──────── Exercise inputs
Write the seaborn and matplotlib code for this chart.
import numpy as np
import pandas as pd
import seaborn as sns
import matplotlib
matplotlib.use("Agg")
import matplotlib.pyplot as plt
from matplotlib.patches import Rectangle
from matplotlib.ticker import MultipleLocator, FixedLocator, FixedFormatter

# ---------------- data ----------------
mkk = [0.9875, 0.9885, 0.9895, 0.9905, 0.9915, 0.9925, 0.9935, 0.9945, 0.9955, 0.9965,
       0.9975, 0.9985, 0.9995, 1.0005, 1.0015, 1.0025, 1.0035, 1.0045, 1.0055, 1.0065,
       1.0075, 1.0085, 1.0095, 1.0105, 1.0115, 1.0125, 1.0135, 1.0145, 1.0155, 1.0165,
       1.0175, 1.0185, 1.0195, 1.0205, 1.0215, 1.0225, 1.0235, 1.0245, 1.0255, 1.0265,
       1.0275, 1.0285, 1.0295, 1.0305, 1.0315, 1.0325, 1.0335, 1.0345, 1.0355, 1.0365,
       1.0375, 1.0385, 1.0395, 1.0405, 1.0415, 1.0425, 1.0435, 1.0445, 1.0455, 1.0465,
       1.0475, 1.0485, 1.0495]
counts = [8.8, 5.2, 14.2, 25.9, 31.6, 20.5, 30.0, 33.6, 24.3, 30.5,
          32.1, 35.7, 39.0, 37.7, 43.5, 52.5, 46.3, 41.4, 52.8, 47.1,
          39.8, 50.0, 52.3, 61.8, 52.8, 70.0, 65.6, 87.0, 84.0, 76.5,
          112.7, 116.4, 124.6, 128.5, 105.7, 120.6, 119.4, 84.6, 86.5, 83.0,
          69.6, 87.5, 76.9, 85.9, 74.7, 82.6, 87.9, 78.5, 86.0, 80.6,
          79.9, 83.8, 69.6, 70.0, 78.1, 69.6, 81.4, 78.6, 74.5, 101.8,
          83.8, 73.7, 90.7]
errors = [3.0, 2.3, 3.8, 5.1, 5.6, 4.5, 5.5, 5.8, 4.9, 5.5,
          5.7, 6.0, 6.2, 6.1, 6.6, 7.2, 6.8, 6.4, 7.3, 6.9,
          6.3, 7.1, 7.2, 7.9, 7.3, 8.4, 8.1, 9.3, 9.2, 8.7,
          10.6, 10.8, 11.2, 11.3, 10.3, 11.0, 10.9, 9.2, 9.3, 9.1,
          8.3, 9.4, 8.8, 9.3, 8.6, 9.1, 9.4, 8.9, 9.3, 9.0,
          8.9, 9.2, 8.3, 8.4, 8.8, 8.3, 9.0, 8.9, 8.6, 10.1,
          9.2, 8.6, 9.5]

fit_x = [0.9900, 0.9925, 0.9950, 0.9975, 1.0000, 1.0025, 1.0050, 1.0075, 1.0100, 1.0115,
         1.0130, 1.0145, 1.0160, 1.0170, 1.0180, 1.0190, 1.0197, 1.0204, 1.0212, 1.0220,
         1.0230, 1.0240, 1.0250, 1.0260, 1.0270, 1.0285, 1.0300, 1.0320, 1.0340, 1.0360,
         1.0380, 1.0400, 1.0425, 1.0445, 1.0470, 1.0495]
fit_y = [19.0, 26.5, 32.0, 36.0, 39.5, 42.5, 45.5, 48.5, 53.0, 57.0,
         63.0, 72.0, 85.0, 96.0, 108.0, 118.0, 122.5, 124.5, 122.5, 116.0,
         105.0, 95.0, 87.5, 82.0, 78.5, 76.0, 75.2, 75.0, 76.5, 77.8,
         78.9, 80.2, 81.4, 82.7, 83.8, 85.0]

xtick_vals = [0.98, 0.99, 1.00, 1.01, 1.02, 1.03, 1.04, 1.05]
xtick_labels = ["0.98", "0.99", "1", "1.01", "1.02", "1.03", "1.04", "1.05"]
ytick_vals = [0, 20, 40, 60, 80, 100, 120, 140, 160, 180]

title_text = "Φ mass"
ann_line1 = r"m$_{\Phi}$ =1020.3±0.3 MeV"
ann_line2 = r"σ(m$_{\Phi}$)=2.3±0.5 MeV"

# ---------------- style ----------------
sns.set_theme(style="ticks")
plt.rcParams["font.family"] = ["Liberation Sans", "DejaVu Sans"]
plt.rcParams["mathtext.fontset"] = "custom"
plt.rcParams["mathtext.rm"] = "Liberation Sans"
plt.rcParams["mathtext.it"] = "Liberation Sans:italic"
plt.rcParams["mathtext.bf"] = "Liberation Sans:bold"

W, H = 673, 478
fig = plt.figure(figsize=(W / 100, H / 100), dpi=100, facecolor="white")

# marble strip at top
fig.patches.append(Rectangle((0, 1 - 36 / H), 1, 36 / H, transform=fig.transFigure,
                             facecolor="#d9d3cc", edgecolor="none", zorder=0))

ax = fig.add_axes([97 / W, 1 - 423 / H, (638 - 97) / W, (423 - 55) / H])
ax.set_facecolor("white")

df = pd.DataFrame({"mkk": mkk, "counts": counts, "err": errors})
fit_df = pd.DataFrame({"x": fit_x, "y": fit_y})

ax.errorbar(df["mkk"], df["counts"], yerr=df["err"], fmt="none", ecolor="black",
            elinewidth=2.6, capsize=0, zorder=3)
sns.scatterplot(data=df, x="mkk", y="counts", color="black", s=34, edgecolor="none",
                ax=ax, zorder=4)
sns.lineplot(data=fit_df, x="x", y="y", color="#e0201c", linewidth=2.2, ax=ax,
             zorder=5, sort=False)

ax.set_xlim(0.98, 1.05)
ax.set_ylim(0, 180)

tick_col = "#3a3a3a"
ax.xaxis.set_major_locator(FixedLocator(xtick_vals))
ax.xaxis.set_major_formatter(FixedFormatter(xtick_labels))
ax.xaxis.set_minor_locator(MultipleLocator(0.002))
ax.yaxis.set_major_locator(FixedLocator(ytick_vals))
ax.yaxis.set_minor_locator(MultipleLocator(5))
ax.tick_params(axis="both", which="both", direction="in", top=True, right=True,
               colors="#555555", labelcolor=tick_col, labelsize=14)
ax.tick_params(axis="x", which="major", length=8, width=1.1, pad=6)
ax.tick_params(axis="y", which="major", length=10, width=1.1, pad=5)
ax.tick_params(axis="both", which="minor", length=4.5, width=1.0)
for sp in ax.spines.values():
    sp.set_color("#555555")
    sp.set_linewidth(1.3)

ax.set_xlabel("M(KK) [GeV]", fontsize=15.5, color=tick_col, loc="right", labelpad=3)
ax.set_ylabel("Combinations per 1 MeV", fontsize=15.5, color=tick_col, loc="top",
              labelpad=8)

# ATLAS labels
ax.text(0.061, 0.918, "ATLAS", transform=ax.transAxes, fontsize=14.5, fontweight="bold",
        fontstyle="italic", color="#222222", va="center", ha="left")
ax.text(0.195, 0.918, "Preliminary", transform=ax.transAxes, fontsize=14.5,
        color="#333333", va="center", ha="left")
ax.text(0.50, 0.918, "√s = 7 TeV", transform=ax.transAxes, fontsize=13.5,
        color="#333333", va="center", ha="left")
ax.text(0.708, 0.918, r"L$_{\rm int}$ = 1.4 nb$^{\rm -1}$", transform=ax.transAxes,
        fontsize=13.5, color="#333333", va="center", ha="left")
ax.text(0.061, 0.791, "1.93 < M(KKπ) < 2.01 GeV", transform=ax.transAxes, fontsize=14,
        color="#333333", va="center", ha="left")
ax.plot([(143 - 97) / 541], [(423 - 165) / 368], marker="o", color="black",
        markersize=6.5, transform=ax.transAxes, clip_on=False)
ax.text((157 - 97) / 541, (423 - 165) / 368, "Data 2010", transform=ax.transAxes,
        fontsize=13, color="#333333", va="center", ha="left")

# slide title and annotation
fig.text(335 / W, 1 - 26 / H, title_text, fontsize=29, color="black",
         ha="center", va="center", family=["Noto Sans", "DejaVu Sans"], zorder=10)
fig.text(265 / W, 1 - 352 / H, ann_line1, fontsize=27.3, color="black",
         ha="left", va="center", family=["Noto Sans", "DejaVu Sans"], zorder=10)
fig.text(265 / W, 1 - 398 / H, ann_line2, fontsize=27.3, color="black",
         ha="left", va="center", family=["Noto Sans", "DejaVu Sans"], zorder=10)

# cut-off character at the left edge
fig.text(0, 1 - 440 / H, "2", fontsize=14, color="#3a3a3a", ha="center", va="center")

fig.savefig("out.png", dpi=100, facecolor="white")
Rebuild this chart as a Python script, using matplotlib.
────────────────
Starting at the first line of the listing, retype every line up to and including the one with "from matplotlib.ticker import".

**Task response**
Write the seaborn and matplotlib code for this chart.
import numpy as np
import pandas as pd
import seaborn as sns
import matplotlib
matplotlib.use("Agg")
import matplotlib.pyplot as plt
from matplotlib.patches import Rectangle
from matplotlib.ticker import MultipleLocator, FixedLocator, FixedFormatter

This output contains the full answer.